As explained in an extensive article about Web 3.0 by McKinsey:

“The disruptive premise of Web3 is built on three fundamentals: the blockchain that stores all data on asset ownership and the history of conducted transactions; ‘smart’ contracts that represent application logic and can execute specific tasks independently; and digital assets that can represent anything of value and engage with smart contracts to become ‘programmable’.”

Things get pretty complicated once you get into the “how-to.” The McKinsey paper, “Web3 beyond the hype,” sketches out how the equivalent of decentralized deposits would work.

Instead of going through intermediary institutions — banks and credit unions — depositors would make deposits to the web. These funds would be borrowed and smart contracts would handle collections of payments. (As described, borrowers would have to post adequate collateral to be allowed to borrow.) According to sources cited by McKinsey, over $200 billion in loans were made via Web3 lending platforms in 2021, with only $1 million in bad debt.

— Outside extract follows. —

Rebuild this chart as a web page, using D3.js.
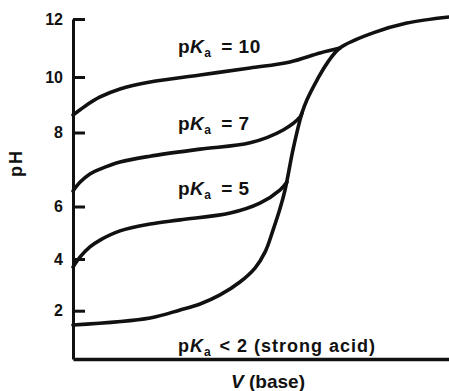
<!DOCTYPE html>
<html>
<head>
<meta charset="utf-8">
<script src="https://cdn.jsdelivr.net/npm/d3@7"></script>
<style>
  html, body { margin: 0; padding: 0; background: #fff; }
  #container { width: 449px; height: 391px; }
  text { font-family: 'Liberation Sans', Arial, sans-serif; fill: #111; white-space: pre; }
</style>
</head>
<body>
<div id="container"></div>
<script>
// Titration curves: pH vs volume of added base for acids of different pKa

//### DATA ###
//>>> Volume of base (arbitrary units, 0..100 across the x-axis)
const vPka10 = [ 0, 3.2, 7.2, 12.5, 20.5, 33.8, 47.1, 57.7, 65.7, 71.0 ];
const phPka10 = [ 8.63, 8.95, 9.28, 9.57, 9.82, 10.07, 10.31, 10.52, 10.83, 11.0 ];

const vPka7 = [ 0, 1.9, 4.5, 7.2, 12.5, 20.5, 33.8, 47.1, 55.9, 60.4, 60.9 ];
const phPka7 = [ 6.42, 6.66, 6.88, 7.01, 7.20, 7.36, 7.55, 7.72, 8.09, 8.56, 8.70 ];

const vPka5 = [ 0, 1.9, 4.5, 7.2, 12.5, 20.5, 28.5, 41.8, 49.7, 55.1, 56.9 ];
const phPka5 = [ 3.69, 4.08, 4.46, 4.72, 5.07, 5.33, 5.49, 5.75, 6.09, 6.45, 6.66 ];

const vStrong = [ 0, 20.5, 28.5, 33.8, 39.1, 44.4, 48.4, 51.1, 53.2, 55.1, 56.4, 57.2, 58.5, 60.9, 62.2, 64.9, 67.6, 71.0, 79.8, 88.8, 100 ];
const phStrong = [ 1.41, 1.70, 2.03, 2.26, 2.61, 3.11, 3.65, 4.27, 5.10, 5.94, 6.45, 6.85, 7.53, 8.70, 9.17, 9.89, 10.48, 11.0, 11.52, 11.86, 12.07 ];

//>>> Axis ticks
const phTicks = [ 2, 4, 6, 8, 10, 12 ];

//>>> Curve labels (text after "pKa")
const labelSuffix = [ ' = 10', ' = 7', ' = 5', ' < 2 (strong acid)' ];


//### CREATE THE VISUALIZATION ###
function createVisualization () {

  //_____ VARIABLES _____
  const width = 449;
  const height = 391;
  const ink = '#111';

  //_____ STRUCTURE THE DATA _____
  const zip = ( vs, ps ) => vs.map( ( v, i ) => ( { v, ph: ps[ i ] } ) );
  const series = [
    zip( vPka10, phPka10 ),
    zip( vPka7, phPka7 ),
    zip( vPka5, phPka5 ),
    zip( vStrong, phStrong )
  ];

  //_____ SET THE SCALES _____
  //>>> X: volume of base
  const xScale = d3.scaleLinear()
    .domain( [ 0, 100 ] )
    .range( [ 73, 449 ] );

  //>>> Y: pH (the printed axis is not evenly spaced, so piecewise)
  const yScale = d3.scaleLinear()
    .domain( [ 0, 2, 4, 6, 8, 10, 12 ] )
    .range( [ 359, 310.7, 259, 206.5, 132.5, 77, 19 ] );

  //_____ SVG _____
  const svg = d3.select( '#container' )
    .append( 'svg' )
    .attr( 'width', width )
    .attr( 'height', height );

  //_____ AXES _____
  const yAxis = d3.axisLeft( yScale )
    .tickValues( phTicks )
    .tickSize( 0 )
    .tickPadding( 10 )
    .tickFormat( d3.format( 'd' ) );

  const gy = svg.append( 'g' )
    .attr( 'id', 'y-axis' )
    .attr( 'transform', `translate( ${xScale( 0 )}, 0 )` )
    .call( yAxis );

  gy.select( '.domain' ).attr( 'stroke', ink ).attr( 'stroke-width', 3 );
  //--- ticks point inward (to the right of the axis line)
  gy.selectAll( '.tick line' )
    .attr( 'x1', 0 )
    .attr( 'x2', 12 )
    .attr( 'stroke', ink )
    .attr( 'stroke-width', 3 );
  gy.selectAll( '.tick text' )
    .style( 'font-size', '16px' )
    .style( 'font-weight', 'bold' )
    .attr( 'fill', ink );

  const xAxis = d3.axisBottom( xScale )
    .tickValues( [] )
    .tickSizeOuter( 0 );

  const gx = svg.append( 'g' )
    .attr( 'id', 'x-axis' )
    .attr( 'transform', `translate( 0, ${yScale( 0 )} )` )
    .call( xAxis );

  gx.select( '.domain' ).attr( 'stroke', ink ).attr( 'stroke-width', 3.5 );

  //_____ AXES LABELS _____
  svg.append( 'text' )
    .attr( 'transform', 'translate( 22, 163 ) rotate( -90 )' )
    .attr( 'text-anchor', 'middle' )
    .style( 'font-size', '18px' )
    .style( 'font-weight', 'bold' )
    .style( 'letter-spacing', '2px' )
    .text( 'pH' );

  const xLabel = svg.append( 'text' )
    .attr( 'x', 268 )
    .attr( 'y', 388 )
    .attr( 'text-anchor', 'middle' )
    .style( 'font-size', '19px' )
    .style( 'font-weight', 'bold' );
  xLabel.append( 'tspan' ).style( 'font-style', 'italic' ).text( 'V' );
  xLabel.append( 'tspan' ).text( ' (base)' );

  //_____ CURVES _____
  const line = d3.line()
    .x( d => xScale( d.v ) )
    .y( d => yScale( d.ph ) )
    .curve( d3.curveCatmullRom.alpha( 0.5 ) );

  svg.selectAll( '.curve' )
    .data( series )
    .enter()
    .append( 'path' )
    .attr( 'class', 'curve' )
    .attr( 'd', line )
    .attr( 'fill', 'none' )
    .attr( 'stroke', ink )
    .attr( 'stroke-width', 3.6 )
    .attr( 'stroke-linejoin', 'round' )
    .attr( 'stroke-linecap', 'round' );

  //_____ CURVE LABELS _____
  const labelX = xScale( 27.9 );
  const labelPh = [ 10.83, 8.09, 6.31, 0.29 ];

  labelSuffix.forEach( ( suffix, i ) => {
    const t = svg.append( 'text' )
      .attr( 'x', labelX )
      .attr( 'y', yScale( labelPh[ i ] ) )
      .style( 'font-size', i === 3 ? '18px' : '19px' )
      .style( 'font-weight', 'bold' )
      .style( 'letter-spacing', i === 3 ? '1px' : '0.5px' );
    t.append( 'tspan' ).text( 'p' );
    t.append( 'tspan' ).style( 'font-style', 'italic' ).text( 'K' );
    t.append( 'tspan' ).attr( 'dy', 4 ).style( 'font-size', '12px' ).text( 'a' );
    t.append( 'tspan' ).attr( 'dy', -4 ).attr( 'dx', i === 3 ? 2 : 4 ).text( suffix );
  } );
}

createVisualization();
</script>
</body>
</html>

In some ways this method of lending somewhat resembles the original concept of peer-to-peer lending, which eventually became marketplace lending as investors and even financial institutions began to use the platforms, rather than individuals lending to individuals. In the wake of the “crypto winter,” would this ever have appeal to savers who consider deposit insurance sacrosanct? It’s an open, long-term question.

Overall, McKinsey projects that Web 3.0 could have significant effects on financial services as we know it, though what it will wind up as is hard to say.

“Web3 is still a world in the throes of creation,” state authors Anutosh Banerjee, Robert Byrne, Ian De Bode and Matt Higginson.

Read More: Explainer: What Is Web 3.0? (And Why Should Banks Care?)

What Should Banks and Credit Unions Do?

Can traditional financial institutions afford to wave all this off and concentrate on more immediate concerns?

Once a standing-room-only crowd at a community bank conference listened to a consultant talk about a beginning phenomenon called “social media.”

One bank CEO told this reporter that he thought the whole thing was “a load of baloney! It’ll be over in a year.”

Roughly a decade later, some of those fledgling companies are big businesses, whether you like what they do and who runs them or not. The banker? Within five years of that conference session he had sold his large family-owned bank to another institution that absorbed it. Then he retired.

During an interview with The Financial Brand about mobile banking apps, U.S. Bank’s Damian Warren, SVP and Head of Consumer Digital Channels Experience, was asked if he cared much about the Metaverse. Was it worth spending any time on it?

“It’s definitely part of our innovation agenda,” he said. “Think about how people make payments in the Metaverse, which I think is a very legitimate use case. We will certainly want to make sure we’re relevant from a payments perspective.”

However, he added this: “We characterize this as a future thing to think about, not necessarily something we’re actively executing or delivering on now.”

Ultimately this is an issue to monitor but for most traditional institutions there are more immediate issues to act on and to get the board of directors excited about.